GIVEN INFORMATION:
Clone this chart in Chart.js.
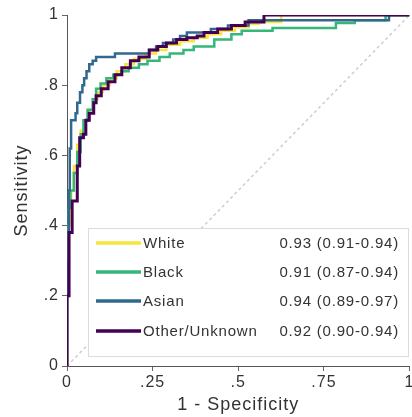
<!DOCTYPE html>
<html><head><meta charset="utf-8">
<script src="https://cdn.jsdelivr.net/npm/chart.js@4.4.1/dist/chart.umd.min.js"></script>
<style>
html,body{margin:0;padding:0;background:#fff;overflow:hidden;width:412px;height:417px;}
#wrap{position:absolute;left:0;top:0;width:416px;height:417px;}
</style></head>
<body><div id="wrap"><canvas id="c"></canvas></div>
<script>
const groupLabels = ['White', 'Black', 'Asian', 'Other/Unknown'];
const aucLabels = ['0.93 (0.91-0.94)', '0.91 (0.87-0.94)', '0.94 (0.89-0.97)', '0.92 (0.90-0.94)'];
const xTickLabels = ['0', '.25', '.5', '.75', '1'];
const yTickLabels = ['0', '.2', '.4', '.6', '.8', '1'];

const whiteFpr = [0, 0, 0.005, 0.012, 0.02, 0.03, 0.04, 0.05, 0.065, 0.078, 0.09, 0.105, 0.125, 0.145, 0.17, 0.195, 0.23, 0.26, 0.29, 0.33, 0.37, 0.41, 0.45, 0.49, 0.53, 0.56, 0.625, 1];
const whiteTpr = [0, 0.2, 0.4, 0.5, 0.57, 0.63, 0.67, 0.70, 0.73, 0.76, 0.78, 0.80, 0.82, 0.84, 0.86, 0.875, 0.89, 0.90, 0.915, 0.925, 0.935, 0.945, 0.955, 0.965, 0.975, 0.98, 1, 1];

const blackFpr = [0, 0, 0.005, 0.01, 0.02, 0.03, 0.04, 0.048, 0.06, 0.075, 0.085, 0.098, 0.115, 0.135, 0.16, 0.18, 0.21, 0.235, 0.27, 0.30, 0.34, 0.37, 0.43, 0.48, 0.51, 0.60, 0.785, 0.84, 0.93, 1];
const blackTpr = [0, 0.25, 0.45, 0.5, 0.55, 0.61, 0.66, 0.70, 0.73, 0.76, 0.79, 0.805, 0.82, 0.83, 0.84, 0.85, 0.86, 0.87, 0.88, 0.89, 0.90, 0.91, 0.93, 0.945, 0.955, 0.963, 0.977, 0.985, 1, 1];

const asianFpr = [0, 0, 0.005, 0.008, 0.012, 0.025, 0.03, 0.038, 0.045, 0.05, 0.057, 0.065, 0.075, 0.085, 0.14, 0.24, 0.26, 0.28, 0.31, 0.33, 0.35, 0.42, 0.47, 0.53, 0.94, 1];
const asianTpr = [0, 0.3, 0.5, 0.62, 0.70, 0.72, 0.75, 0.78, 0.80, 0.82, 0.84, 0.86, 0.87, 0.88, 0.89, 0.90, 0.91, 0.92, 0.93, 0.94, 0.95, 0.96, 0.97, 0.985, 1, 1];

const otherFpr = [0, 0, 0.006, 0.015, 0.03, 0.037, 0.048, 0.055, 0.065, 0.078, 0.085, 0.1, 0.12, 0.14, 0.16, 0.185, 0.21, 0.24, 0.265, 0.29, 0.32, 0.35, 0.38, 0.40, 0.44, 0.48, 0.52, 0.575, 1];
const otherTpr = [0, 0.2, 0.38, 0.47, 0.57, 0.65, 0.66, 0.70, 0.72, 0.75, 0.77, 0.79, 0.81, 0.83, 0.85, 0.87, 0.88, 0.90, 0.91, 0.92, 0.93, 0.935, 0.94, 0.95, 0.96, 0.97, 0.98, 1, 1];

const refX = [0, 1];
const refY = [0, 1];

const colors = ['#f7e43c', '#35b779', '#31688e', '#440154'];
const widths = [2.5, 2.5, 2.5, 3];

function pts(xs, ys) { return xs.map((x, i) => ({x: x, y: ys[i]})); }

const series = [pts(whiteFpr, whiteTpr), pts(blackFpr, blackTpr), pts(asianFpr, asianTpr), pts(otherFpr, otherTpr)];

const FONT = '"Liberation Sans", Arial, Helvetica, sans-serif';
const TXT = '#333333';

const datasets = [{
  label: 'ref', data: pts(refX, refY), borderColor: '#cdcdcd', borderWidth: 1.5,
  borderDash: [3, 3], pointRadius: 0, order: 10, showLine: true, fill: false
}];
series.forEach((d, i) => {
  datasets.push({
    label: groupLabels[i], data: d, borderColor: colors[i], borderWidth: widths[i],
    pointRadius: 0, stepped: 'before', order: 4 - i, showLine: true, fill: false
  });
});

const legendPlugin = {
  id: 'rocLegend',
  afterDraw(chart) {
    const ctx = chart.ctx;
    ctx.save();
    const bx = 88, by = 228, bw = 320, bh = 128;
    ctx.fillStyle = '#ffffff';
    ctx.fillRect(bx, by, bw, bh);
    ctx.strokeStyle = '#dcdcdc';
    ctx.lineWidth = 1;
    ctx.strokeRect(bx + 0.5, by + 0.5, bw, bh);
    const rows = [243, 272, 301, 331];
    ctx.letterSpacing = '0.8px';
    ctx.font = '15px ' + FONT;
    ctx.textBaseline = 'middle';
    for (let i = 0; i < groupLabels.length; i++) {
      ctx.strokeStyle = colors[i];
      ctx.lineWidth = 3.5;
      ctx.beginPath();
      ctx.moveTo(96, rows[i]);
      ctx.lineTo(141, rows[i]);
      ctx.stroke();
      ctx.fillStyle = TXT;
      ctx.textAlign = 'left';
      ctx.fillText(groupLabels[i], 143, rows[i] + 1);
      ctx.textAlign = 'right';
      ctx.fillText(aucLabels[i], 399, rows[i] + 1);
    }
    ctx.restore();
  }
};

const spacingPlugin = {
  id: 'spacing',
  beforeDraw(chart) { chart.ctx.letterSpacing = '1px'; }
};

new Chart(document.getElementById('c'), {
  type: 'scatter',
  data: { datasets: datasets },
  plugins: [spacingPlugin, legendPlugin],
  options: {
    responsive: true, maintainAspectRatio: false, animation: false,
    layout: { padding: { left: 0, right: 2, top: 15, bottom: 0 } },
    plugins: { legend: { display: false }, tooltip: { enabled: false } },
    scales: {
      x: {
        type: 'linear', min: 0, max: 1,
        afterBuildTicks(s) { s.ticks = xTickLabels.map((t, i) => ({ value: i * 0.25 })); },
        afterFit(s) { s.height = 51; },
        ticks: {
          callback(v, i) { return xTickLabels[i]; },
          font: { family: FONT, size: 16 }, color: TXT, padding: 2, maxRotation: 0, autoSkip: false
        },
        grid: { display: true, drawOnChartArea: false, drawTicks: true, tickLength: 5, color: '#666666', lineWidth: 1 },
        border: { display: true, color: '#555555', width: 1 },
        title: { display: true, text: '1 - Specificity', font: { family: FONT, size: 18 }, color: TXT, padding: { top: 0, bottom: 1 } }
      },
      y: {
        type: 'linear', min: 0, max: 1,
        afterBuildTicks(s) { s.ticks = yTickLabels.map((t, i) => ({ value: i * 0.2 })); },
        afterFit(s) { s.width = 67; },
        ticks: {
          callback(v, i) { return yTickLabels[i]; },
          font: { family: FONT, size: 16 }, color: TXT, padding: 3, autoSkip: false
        },
        grid: { display: true, drawOnChartArea: false, drawTicks: true, tickLength: 5, color: '#666666', lineWidth: 1 },
        border: { display: true, color: '#555555', width: 1 },
        title: { display: true, text: 'Sensitivity', font: { family: FONT, size: 18 }, color: TXT, padding: { top: 11, bottom: 0 } }
      }
    }
  }
});
</script>
</body></html>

EXERCISE TASK: Your task is to reproduce exactly the lines from the start of the data above through the line containing "0.975, 0.98, 1, 1];", leaving every picture out.

FULL RESPONSE:
Clone this chart in Chart.js.
<!DOCTYPE html>
<html><head><meta charset="utf-8">
<script src="https://cdn.jsdelivr.net/npm/chart.js@4.4.1/dist/chart.umd.min.js"></script>
<style>
html,body{margin:0;padding:0;background:#fff;overflow:hidden;width:412px;height:417px;}
#wrap{position:absolute;left:0;top:0;width:416px;height:417px;}
</style></head>
<body><div id="wrap"><canvas id="c"></canvas></div>
<script>
const groupLabels = ['White', 'Black', 'Asian', 'Other/Unknown'];
const aucLabels = ['0.93 (0.91-0.94)', '0.91 (0.87-0.94)', '0.94 (0.89-0.97)', '0.92 (0.90-0.94)'];
const xTickLabels = ['0', '.25', '.5', '.75', '1'];
const yTickLabels = ['0', '.2', '.4', '.6', '.8', '1'];

const whiteFpr = [0, 0, 0.005, 0.012, 0.02, 0.03, 0.04, 0.05, 0.065, 0.078, 0.09, 0.105, 0.125, 0.145, 0.17, 0.195, 0.23, 0.26, 0.29, 0.33, 0.37, 0.41, 0.45, 0.49, 0.53, 0.56, 0.625, 1];
const whiteTpr = [0, 0.2, 0.4, 0.5, 0.57, 0.63, 0.67, 0.70, 0.73, 0.76, 0.78, 0.80, 0.82, 0.84, 0.86, 0.875, 0.89, 0.90, 0.915, 0.925, 0.935, 0.945, 0.955, 0.965, 0.975, 0.98, 1, 1];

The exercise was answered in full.